*Exercise:*
Hand back each line, unchanged, from the top down to the line where "import plotly.graph_objects as go" sits.

Source code of charts:
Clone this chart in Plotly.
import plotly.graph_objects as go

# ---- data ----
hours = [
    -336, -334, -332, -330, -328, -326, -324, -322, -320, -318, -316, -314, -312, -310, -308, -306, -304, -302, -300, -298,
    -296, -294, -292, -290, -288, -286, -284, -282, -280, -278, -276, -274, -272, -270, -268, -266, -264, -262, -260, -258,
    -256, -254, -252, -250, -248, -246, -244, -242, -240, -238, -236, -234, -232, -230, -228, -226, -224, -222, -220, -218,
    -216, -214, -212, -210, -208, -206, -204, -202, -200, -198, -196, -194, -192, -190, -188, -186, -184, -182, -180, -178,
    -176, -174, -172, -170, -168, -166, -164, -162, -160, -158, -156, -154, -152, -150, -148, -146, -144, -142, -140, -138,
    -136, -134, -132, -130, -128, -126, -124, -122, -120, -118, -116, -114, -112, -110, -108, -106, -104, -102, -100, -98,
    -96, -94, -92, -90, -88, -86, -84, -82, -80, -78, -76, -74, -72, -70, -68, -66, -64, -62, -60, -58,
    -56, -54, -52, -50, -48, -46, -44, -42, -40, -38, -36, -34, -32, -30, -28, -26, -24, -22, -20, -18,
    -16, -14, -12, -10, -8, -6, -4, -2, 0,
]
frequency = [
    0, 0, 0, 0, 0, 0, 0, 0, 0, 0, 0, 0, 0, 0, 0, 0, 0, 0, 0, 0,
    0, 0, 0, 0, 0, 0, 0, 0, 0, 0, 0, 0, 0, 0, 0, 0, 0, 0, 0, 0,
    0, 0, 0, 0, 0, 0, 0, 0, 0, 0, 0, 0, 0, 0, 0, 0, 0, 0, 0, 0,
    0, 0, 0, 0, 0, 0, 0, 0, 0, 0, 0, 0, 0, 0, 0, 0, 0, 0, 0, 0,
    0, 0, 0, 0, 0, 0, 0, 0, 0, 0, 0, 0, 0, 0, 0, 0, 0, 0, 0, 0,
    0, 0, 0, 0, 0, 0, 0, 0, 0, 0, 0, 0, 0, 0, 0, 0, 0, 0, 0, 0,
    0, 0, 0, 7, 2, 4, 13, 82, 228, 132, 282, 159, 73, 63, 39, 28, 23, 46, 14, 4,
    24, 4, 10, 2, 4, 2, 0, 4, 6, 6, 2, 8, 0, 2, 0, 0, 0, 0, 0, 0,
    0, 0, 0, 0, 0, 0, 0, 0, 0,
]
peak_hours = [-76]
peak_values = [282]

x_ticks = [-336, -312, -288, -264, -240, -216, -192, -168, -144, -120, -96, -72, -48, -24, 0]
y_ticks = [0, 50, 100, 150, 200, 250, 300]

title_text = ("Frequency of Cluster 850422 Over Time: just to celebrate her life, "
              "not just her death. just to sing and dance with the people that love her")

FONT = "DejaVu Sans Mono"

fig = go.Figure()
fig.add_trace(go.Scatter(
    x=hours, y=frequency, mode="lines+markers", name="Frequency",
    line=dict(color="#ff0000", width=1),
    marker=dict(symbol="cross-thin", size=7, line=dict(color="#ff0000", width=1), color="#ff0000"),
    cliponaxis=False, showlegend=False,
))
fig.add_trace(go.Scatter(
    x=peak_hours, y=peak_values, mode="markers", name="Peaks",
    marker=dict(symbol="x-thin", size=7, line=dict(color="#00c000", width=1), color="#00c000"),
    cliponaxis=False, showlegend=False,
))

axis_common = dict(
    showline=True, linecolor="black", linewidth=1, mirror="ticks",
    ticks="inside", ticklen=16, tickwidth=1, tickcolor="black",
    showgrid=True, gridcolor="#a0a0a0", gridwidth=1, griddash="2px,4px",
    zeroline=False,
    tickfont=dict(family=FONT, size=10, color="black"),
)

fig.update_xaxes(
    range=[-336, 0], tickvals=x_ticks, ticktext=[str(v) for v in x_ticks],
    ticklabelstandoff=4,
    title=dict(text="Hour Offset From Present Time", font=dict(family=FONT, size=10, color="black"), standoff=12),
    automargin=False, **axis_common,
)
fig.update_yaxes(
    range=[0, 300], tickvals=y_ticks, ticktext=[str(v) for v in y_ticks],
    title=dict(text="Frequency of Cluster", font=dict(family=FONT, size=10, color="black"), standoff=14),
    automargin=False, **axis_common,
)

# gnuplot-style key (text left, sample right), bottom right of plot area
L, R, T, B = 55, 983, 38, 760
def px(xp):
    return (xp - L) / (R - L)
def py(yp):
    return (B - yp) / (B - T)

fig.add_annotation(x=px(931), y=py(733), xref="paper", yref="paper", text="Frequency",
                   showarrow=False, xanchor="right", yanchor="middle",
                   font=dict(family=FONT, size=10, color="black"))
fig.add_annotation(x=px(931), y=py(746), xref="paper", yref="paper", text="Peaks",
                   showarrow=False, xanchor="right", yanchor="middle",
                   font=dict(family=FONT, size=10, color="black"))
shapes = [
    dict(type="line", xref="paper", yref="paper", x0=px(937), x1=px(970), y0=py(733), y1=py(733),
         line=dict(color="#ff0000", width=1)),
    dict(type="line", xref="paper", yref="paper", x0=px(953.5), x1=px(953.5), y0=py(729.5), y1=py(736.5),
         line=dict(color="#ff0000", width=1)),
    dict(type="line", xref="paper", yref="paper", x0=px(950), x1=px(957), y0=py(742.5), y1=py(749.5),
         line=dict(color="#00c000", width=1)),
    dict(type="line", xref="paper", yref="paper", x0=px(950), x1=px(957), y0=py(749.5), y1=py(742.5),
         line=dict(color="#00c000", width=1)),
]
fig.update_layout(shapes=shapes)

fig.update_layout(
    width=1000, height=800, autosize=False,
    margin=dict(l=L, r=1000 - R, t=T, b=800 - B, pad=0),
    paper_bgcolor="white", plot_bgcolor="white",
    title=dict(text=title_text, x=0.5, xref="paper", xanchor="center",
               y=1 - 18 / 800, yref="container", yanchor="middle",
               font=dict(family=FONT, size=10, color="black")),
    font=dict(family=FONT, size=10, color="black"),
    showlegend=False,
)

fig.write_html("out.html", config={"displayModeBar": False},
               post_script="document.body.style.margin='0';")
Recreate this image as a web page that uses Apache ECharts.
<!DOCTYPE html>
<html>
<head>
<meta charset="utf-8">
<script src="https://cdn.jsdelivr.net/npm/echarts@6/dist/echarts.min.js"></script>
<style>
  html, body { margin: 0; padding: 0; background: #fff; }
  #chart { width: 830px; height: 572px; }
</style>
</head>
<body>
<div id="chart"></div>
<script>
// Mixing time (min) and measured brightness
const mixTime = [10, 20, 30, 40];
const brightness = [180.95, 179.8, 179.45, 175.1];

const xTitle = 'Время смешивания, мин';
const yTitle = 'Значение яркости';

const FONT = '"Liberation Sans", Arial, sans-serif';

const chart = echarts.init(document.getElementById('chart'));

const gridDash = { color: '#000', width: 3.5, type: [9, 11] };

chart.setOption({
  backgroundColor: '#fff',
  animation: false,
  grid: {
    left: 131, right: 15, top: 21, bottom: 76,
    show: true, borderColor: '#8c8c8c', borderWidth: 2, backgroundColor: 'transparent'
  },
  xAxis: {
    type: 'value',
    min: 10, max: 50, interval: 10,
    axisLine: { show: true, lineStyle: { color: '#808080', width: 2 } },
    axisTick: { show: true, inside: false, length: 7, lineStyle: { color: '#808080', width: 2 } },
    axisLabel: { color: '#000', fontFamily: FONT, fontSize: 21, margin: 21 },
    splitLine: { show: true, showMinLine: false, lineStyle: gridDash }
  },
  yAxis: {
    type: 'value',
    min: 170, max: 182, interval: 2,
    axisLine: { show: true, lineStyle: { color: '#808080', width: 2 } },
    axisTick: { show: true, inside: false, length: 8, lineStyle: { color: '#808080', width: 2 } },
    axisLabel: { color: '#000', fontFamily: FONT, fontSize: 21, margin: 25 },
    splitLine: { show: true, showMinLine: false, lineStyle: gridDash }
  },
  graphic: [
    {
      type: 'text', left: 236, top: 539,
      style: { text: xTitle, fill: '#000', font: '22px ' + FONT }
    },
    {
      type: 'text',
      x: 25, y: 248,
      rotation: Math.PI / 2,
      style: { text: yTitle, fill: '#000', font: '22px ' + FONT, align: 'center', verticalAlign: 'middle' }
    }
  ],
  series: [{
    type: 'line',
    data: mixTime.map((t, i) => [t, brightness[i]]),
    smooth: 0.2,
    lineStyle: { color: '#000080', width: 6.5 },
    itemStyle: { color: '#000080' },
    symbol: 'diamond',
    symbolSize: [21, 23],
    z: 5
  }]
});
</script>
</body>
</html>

*In response:*
Clone this chart in Plotly.
import plotly.graph_objects as go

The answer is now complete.